Герои | страница 2



И тут, конечно же, возникают проблемы.

Мой нос, или, можно сказать, «пещеры» закладывает, зачем далеко ходить не надо. Не знаю, когда и как это происходит, врачи ничем это не объясняют — я, словно простужен, и это не проходит никогда. Бандаж все время намокает, и я постоянно вынужден его менять, с трудом скрепляя английской булавкой ленточки у себя за затылком.

На мне моя старая потертая армейская куртка.

Я плотно укутываю свое лицо и тело, хотя и не знаю, что буду делать, когда наступит лето, и станет тепло. И переживаю об этом прямо сейчас, во время холодного, дождливого марта, если еще сумею задержаться здесь до лета.

Так или иначе, вы поняли, как я выгляжу, когда иду по улице. Все с удивлением смотрят на меня и быстро отворачиваются или, заметив издалека, просто переходят улицу.

Я их ни в чем не виню.

* * *

У меня достаточно денег. Я получил все свое довольствие, уволившись с Форта Дельта. Все, что накопилось за время, проведенное мною в боях во Франции, а затем в госпитале — во французском, а затем в английском.

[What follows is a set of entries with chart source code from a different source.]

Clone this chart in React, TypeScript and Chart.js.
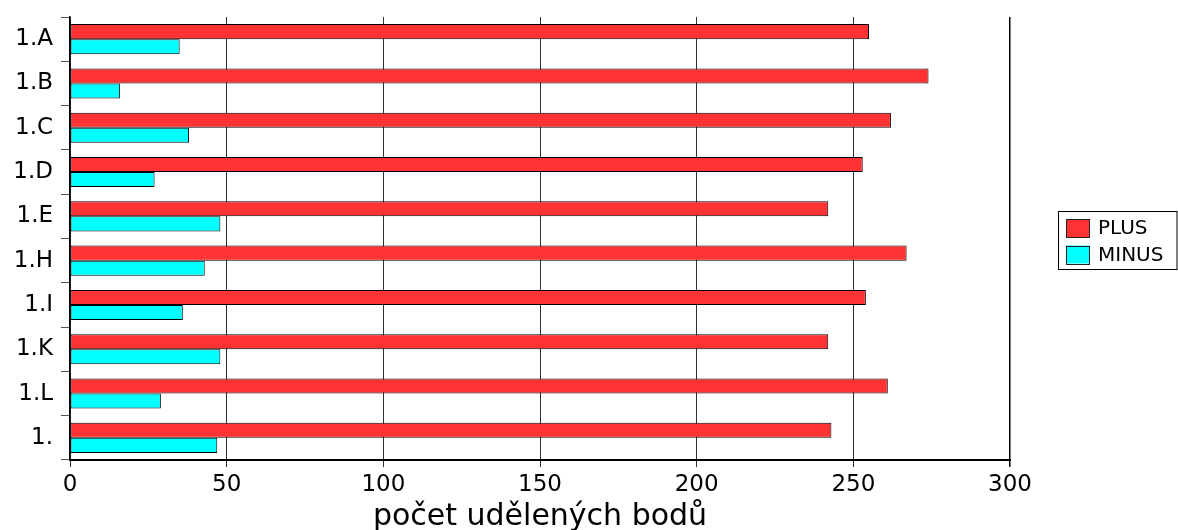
import React, { useEffect, useRef } from 'react';
import { Chart, registerables } from 'chart.js';

Chart.register(...registerables);

const categories = ['1.A', '1.B', '1.C', '1.D', '1.E', '1.H', '1.I', '1.K', '1.L', '1.'];
const plusValues = [255, 274, 262, 253, 242, 267, 254, 242, 261, 243];
const minusValues = [35, 16, 38, 27, 48, 43, 36, 48, 29, 47];
const seriesNames = ['PLUS', 'MINUS'];
const seriesColors = ['#FF3333', '#00FFFF'];
const xMin = 0;
const xMax = 300;
const xStep = 50;
const axisTitle = 'počet udělených bodů';

const FONT = '"DejaVu Sans", "Liberation Sans", Arial, sans-serif';

const legendBox = {
  id: 'legendBox',
  afterDraw(chart: any) {
    const ctx = chart.ctx;
    const area = chart.chartArea;
    const x0 = Math.round(area.right + 48) + 0.5;
    const y0 = 211.5;
    const w = chart.width - x0 - 1;
    const h = 58;
    ctx.save();
    ctx.strokeStyle = '#000';
    ctx.lineWidth = 1;
    ctx.strokeRect(x0, y0, w, h);
    chart.data.datasets.forEach((ds: any, i: number) => {
      const sx = x0 + 7.5;
      const sy = y0 + 7.5 + i * 26.5;
      ctx.fillStyle = ds.backgroundColor;
      ctx.fillRect(sx, sy, 24, 18);
      ctx.strokeStyle = '#222';
      ctx.strokeRect(Math.round(sx) + 0.5, Math.round(sy) + 0.5, 23, 18);
      ctx.fillStyle = '#000';
      ctx.font = '20px ' + FONT;
      ctx.textBaseline = 'middle';
      ctx.textAlign = 'left';
      ctx.fillText(ds.label, sx + 32, sy + 10);
    });
    ctx.restore();
  },
};

export default function App() {
  const ref = useRef<HTMLCanvasElement | null>(null);

  useEffect(() => {
    if (!ref.current) return;
    const chart = new Chart(ref.current, {
      type: 'bar',
      data: {
        labels: categories,
        datasets: [
          {
            label: seriesNames[0],
            data: plusValues,
            backgroundColor: seriesColors[0],
            borderColor: '#000',
            borderWidth: 1,
            borderSkipped: false,
            categoryPercentage: 0.68,
            barPercentage: 1.0,
          },
          {
            label: seriesNames[1],
            data: minusValues,
            backgroundColor: seriesColors[1],
            borderColor: '#000',
            borderWidth: 1,
            borderSkipped: false,
            categoryPercentage: 0.68,
            barPercentage: 1.0,
          },
        ],
      },
      options: {
        indexAxis: 'y',
        animation: false,
        responsive: false,
        devicePixelRatio: 1,
        layout: { padding: { left: 0, right: 168, top: 17, bottom: 0 } },
        plugins: {
          legend: { display: false },
          tooltip: { enabled: false },
        },
        scales: {
          x: {
            type: 'linear',
            min: xMin,
            max: xMax,
            ticks: {
              stepSize: xStep,
              color: '#000',
              font: { family: FONT, size: 23 },
              padding: 4,
              maxRotation: 0,
            },
            grid: {
              color: (c: any) => (c.tick && c.tick.value === xMax ? '#000' : '#333'),
              lineWidth: (c: any) => (c.tick && c.tick.value === xMax ? 1.5 : 1),
              tickLength: 7,
              drawTicks: true,
            },
            border: { display: true, color: '#000', width: 2 },
            title: {
              display: true,
              text: axisTitle,
              color: '#000',
              font: { family: FONT, size: 30, lineHeight: 1 },
              padding: { top: 0, bottom: -2 },
            },
            afterFit: (scale: any) => {
              scale.height = 70;
            },
          },
          y: {
            type: 'category',
            offset: true,
            ticks: {
              color: '#000',
              font: { family: FONT, size: 23 },
              padding: 8,
            },
            grid: {
              offset: true,
              drawOnChartArea: false,
              drawTicks: true,
              tickLength: 9,
              color: '#555',
            },
            border: { display: true, color: '#000', width: 1.5 },
            afterFit: (scale: any) => {
              scale.width = 70;
              scale.paddingTop = 0;
              scale.paddingBottom = 0;
            },
          },
        },
      },
      plugins: [legendBox],
    });
    return () => chart.destroy();
  }, []);

  return (
    <div style={{ position: 'fixed', left: 0, top: 0, width: 1178, height: 530, background: '#fff' }}>
      <canvas ref={ref} width={1178} height={530} style={{ display: 'block' }} />
    </div>
  );
}
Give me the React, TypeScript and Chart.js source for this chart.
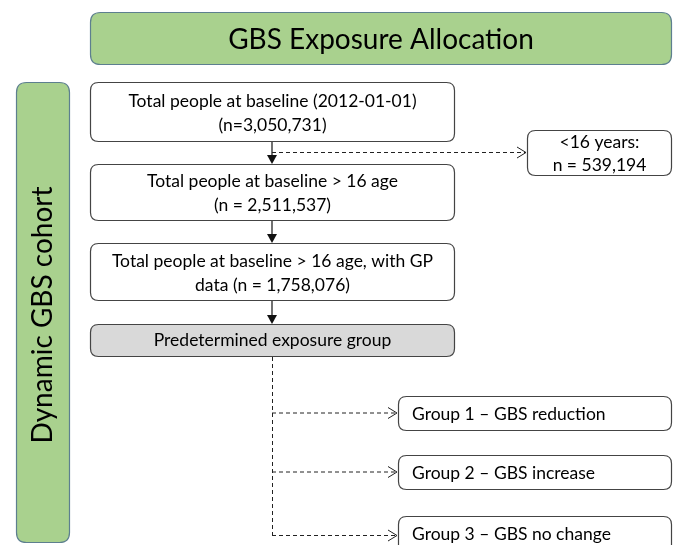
import React, { useEffect, useRef } from 'react';
import { Chart, registerables } from 'chart.js';
Chart.register(...registerables);

// ---- data ----
const titleText = 'GBS Exposure Allocation';
const cohortLabel = 'Dynamic GBS cohort';
const baselineDate = '2012-01-01';
const stepCounts = [3050731, 2511537, 1758076];
const excludedAge = 16;
const excludedCount = 539194;
const groupHeader = 'Predetermined exposure group';
const groupLabels = ['Group 1 – GBS reduction', 'Group 2 – GBS increase', 'Group 3 – GBS no change'];

const fmt = (n: number) => n.toLocaleString('en-US');
const stepLines: string[][] = [
  [`Total people at baseline (${baselineDate})`, `(n=${fmt(stepCounts[0])})`],
  [`Total people at baseline > ${excludedAge} age`, `(n = ${fmt(stepCounts[1])})`],
  [`Total people at baseline > ${excludedAge} age, with GP`, `data (n = ${fmt(stepCounts[2])})`],
];
const excludedLines = [`<${excludedAge} years:`, `n = ${fmt(excludedCount)}`];

// ---- layout (canvas units) ----
const W = 675, H = 545;
const FONT = 'Lato, "Open Sans", sans-serif';
const BODY = 17.5;
const titleBox = { x0: 90, x1: 672, y0: 12, y1: 65 };
const sideBox = { x0: 16, x1: 70, y0: 82, y1: 543 };
const sideTextY = 315;
const stepX = { x0: 90, x1: 455 };
const stepY = [[82, 142], [164, 221], [243, 301]];
const greyY = [324, 357];
const exclBox = { x0: 527, x1: 672, y0: 130, y1: 176 };
const exclLineY = 152;
const groupX = { x0: 398, x1: 672 };
const groupY = [[396, 431], [455, 490], [516, 580]];
const spineX = 272;

function rr(ctx: CanvasRenderingContext2D, x0: number, y0: number, x1: number, y1: number, r: number) {
  ctx.beginPath();
  ctx.moveTo(x0 + r, y0);
  ctx.lineTo(x1 - r, y0);
  ctx.quadraticCurveTo(x1, y0, x1, y0 + r);
  ctx.lineTo(x1, y1 - r);
  ctx.quadraticCurveTo(x1, y1, x1 - r, y1);
  ctx.lineTo(x0 + r, y1);
  ctx.quadraticCurveTo(x0, y1, x0, y1 - r);
  ctx.lineTo(x0, y0 + r);
  ctx.quadraticCurveTo(x0, y0, x0 + r, y0);
  ctx.closePath();
}

const flowPlugin = {
  id: 'flow',
  beforeDraw(chart: any) {
    const ctx = chart.ctx as CanvasRenderingContext2D;
    ctx.save();
    ctx.fillStyle = '#ffffff';
    ctx.fillRect(0, 0, chart.width, chart.height);
    ctx.restore();
  },
  afterDraw(chart: any) {
    const ctx = chart.ctx as CanvasRenderingContext2D;
    const sx = chart.scales.x, sy = chart.scales.y;
    const X = (v: number) => sx.getPixelForValue(v);
    const Y = (v: number) => sy.getPixelForValue(v);
    ctx.save();

    const box = (b: any, fill: string, stroke: string, r = 8) => {
      rr(ctx, X(b.x0) + 0.5, Y(b.y0) + 0.5, X(b.x1) - 0.5, Y(b.y1) - 0.5, r);
      ctx.fillStyle = fill;
      ctx.fill();
      ctx.lineWidth = 1.2;
      ctx.strokeStyle = stroke;
      ctx.stroke();
    };
    const text = (t: string, x: number, y: number, size: number, align: CanvasTextAlign = 'center') => {
      ctx.font = `${size}px ${FONT}`;
      ctx.fillStyle = '#000000';
      ctx.textAlign = align;
      ctx.textBaseline = 'middle';
      ctx.fillText(t, X(x), Y(y));
    };
    const solidArrow = (x: number, y0: number, y1: number) => {
      ctx.setLineDash([]);
      ctx.strokeStyle = '#111';
      ctx.lineWidth = 1.2;
      ctx.beginPath();
      ctx.moveTo(X(x), Y(y0));
      ctx.lineTo(X(x), Y(y1) - 8);
      ctx.stroke();
      ctx.fillStyle = '#111';
      ctx.beginPath();
      ctx.moveTo(X(x) - 5, Y(y1) - 9);
      ctx.lineTo(X(x) + 5, Y(y1) - 9);
      ctx.lineTo(X(x), Y(y1));
      ctx.closePath();
      ctx.fill();
    };
    const dashedH = (x0: number, x1: number, y: number) => {
      ctx.strokeStyle = '#222';
      ctx.lineWidth = 1;
      ctx.setLineDash([4, 3]);
      ctx.beginPath();
      ctx.moveTo(X(x0), Y(y) + 0.5);
      ctx.lineTo(X(x1) - 1, Y(y) + 0.5);
      ctx.stroke();
      ctx.setLineDash([]);
      ctx.beginPath();
      ctx.moveTo(X(x1) - 10, Y(y) - 5);
      ctx.lineTo(X(x1) - 1, Y(y) + 0.5);
      ctx.lineTo(X(x1) - 10, Y(y) + 6);
      ctx.stroke();
    };

    // title
    box(titleBox, '#a9d18e', '#5d7f8f', 10);
    text(titleText, (titleBox.x0 + titleBox.x1) / 2, (titleBox.y0 + titleBox.y1) / 2 + 1, 28);

    // side label
    box(sideBox, '#a9d18e', '#5d7f8f', 10);
    ctx.save();
    ctx.translate(X((sideBox.x0 + sideBox.x1) / 2), Y(sideTextY));
    ctx.rotate(-Math.PI / 2);
    ctx.font = `28px ${FONT}`;
    ctx.fillStyle = '#000';
    ctx.textAlign = 'center';
    ctx.textBaseline = 'middle';
    ctx.fillText(cohortLabel, 0, 0);
    ctx.restore();

    // steps
    stepY.forEach(([y0, y1], i) => {
      box({ x0: stepX.x0, x1: stepX.x1, y0, y1 }, '#ffffff', '#444444');
      const lines = stepLines[i];
      const cx = (stepX.x0 + stepX.x1) / 2;
      const cy = (y0 + y1) / 2;
      text(lines[0], cx, cy - 11, BODY);
      text(lines[1], cx, cy + 13, BODY);
    });
    // grey
    box({ x0: stepX.x0, x1: stepX.x1, y0: greyY[0], y1: greyY[1] }, '#d9d9d9', '#444444');
    text(groupHeader, (stepX.x0 + stepX.x1) / 2, (greyY[0] + greyY[1]) / 2, BODY);

    // arrows between steps
    solidArrow(spineX, stepY[0][1], stepY[1][0]);
    solidArrow(spineX, stepY[1][1], stepY[2][0]);
    solidArrow(spineX, stepY[2][1], greyY[0]);

    // exclusion
    dashedH(spineX, exclBox.x0, exclLineY);
    box(exclBox, '#ffffff', '#444444');
    text(excludedLines[0], (exclBox.x0 + exclBox.x1) / 2, exclBox.y0 + 12, BODY);
    text(excludedLines[1], (exclBox.x0 + exclBox.x1) / 2, exclBox.y0 + 35, BODY);

    // groups
    const lastY = (groupY[groupY.length - 1][0] + 19);
    ctx.strokeStyle = '#222';
    ctx.lineWidth = 1;
    ctx.setLineDash([4, 3]);
    ctx.beginPath();
    ctx.moveTo(X(spineX) + 0.5, Y(greyY[1]));
    ctx.lineTo(X(spineX) + 0.5, Y(lastY));
    ctx.stroke();
    ctx.setLineDash([]);
    groupY.forEach(([y0, y1], i) => {
      const midY = i === groupY.length - 1 ? y0 + 19 : (y0 + y1) / 2 - 1;
      dashedH(spineX, groupX.x0, midY);
      box({ x0: groupX.x0, x1: groupX.x1, y0, y1 }, '#ffffff', '#444444');
      text(groupLabels[i], groupX.x0 + 14, y0 + 18, BODY, 'left');
    });

    ctx.restore();
  },
};

export default function App() {
  const ref = useRef<HTMLCanvasElement | null>(null);
  useEffect(() => {
    if (!ref.current) return;
    const chart = new Chart(ref.current, {
      type: 'scatter',
      data: { datasets: [{ data: [], pointRadius: 0 }] },
      options: {
        animation: false,
        responsive: false,
        layout: { padding: 0 },
        plugins: { legend: { display: false }, tooltip: { enabled: false } },
        scales: {
          x: { type: 'linear', min: 0, max: W, display: false },
          y: { type: 'linear', min: 0, max: H, reverse: true, display: false },
        },
      },
      plugins: [flowPlugin],
    });
    return () => chart.destroy();
  }, []);
  return (
    <div style={{ position: 'fixed', left: 0, top: 0, width: W, height: H, background: '#fff' }}>
      <canvas ref={ref} width={W} height={H} style={{ width: W, height: H }} />
    </div>
  );
}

Наличность — стодолларовые купюры. Я держу их в бумажнике. Остальное припрятано в походном рюкзаке, который всегда у меня за спиной. Я похож на Нотр-Дамского Горбуна. Мое лицо напоминает водосточную трубу, оно уравновешивает рюкзак, так похожий горб.

Останавливаюсь около трехэтажки госпожи Беландер на Четвертой Стрит. Она сдает в аренду чердак. Спустя какое-то время я нажимаю на кнопку звонка. Наконец, дверь открывается, и на пороге возникает хозяйка. Она с подозрением разглядывает меня, так и не узнав. И это доказывает, что шарф и бандаж не только скрывают уродство, которое когда-то было моим лицом, но и всю мою личность.

После того, как ее маленькие черные глаза осматривают меня с ног до головы, я говорю: «Здравствуйте, миссис Беландер», — что становится еще одной проверкой.

Она не отвечает на мое приветствие, и становится ясно, что она не узнает также и мой голос. Моя гортань, которую доктор Абремс назвал голосовым органом, также была повреждена взрывом, и хотя после этого все еще могу говорить. Мой голос стал намного ниже, и в нем появилась противная хрипотца, словно горло все время воспаленно.

Вспоминаю, как в английском госпитале Энрико Руселли говорил о говорящих деньгах, и я уже почти достал свой бумажник, как она вдруг спрашивает:

— Ветеран?

Я киваю, и ее лицо становится мягче:

— Бедный мальчик.

Я следую за ней наверх по лестнице — все четыре пролета. Синие вены на ее пухлых ногах набухают, словно подкожные черви.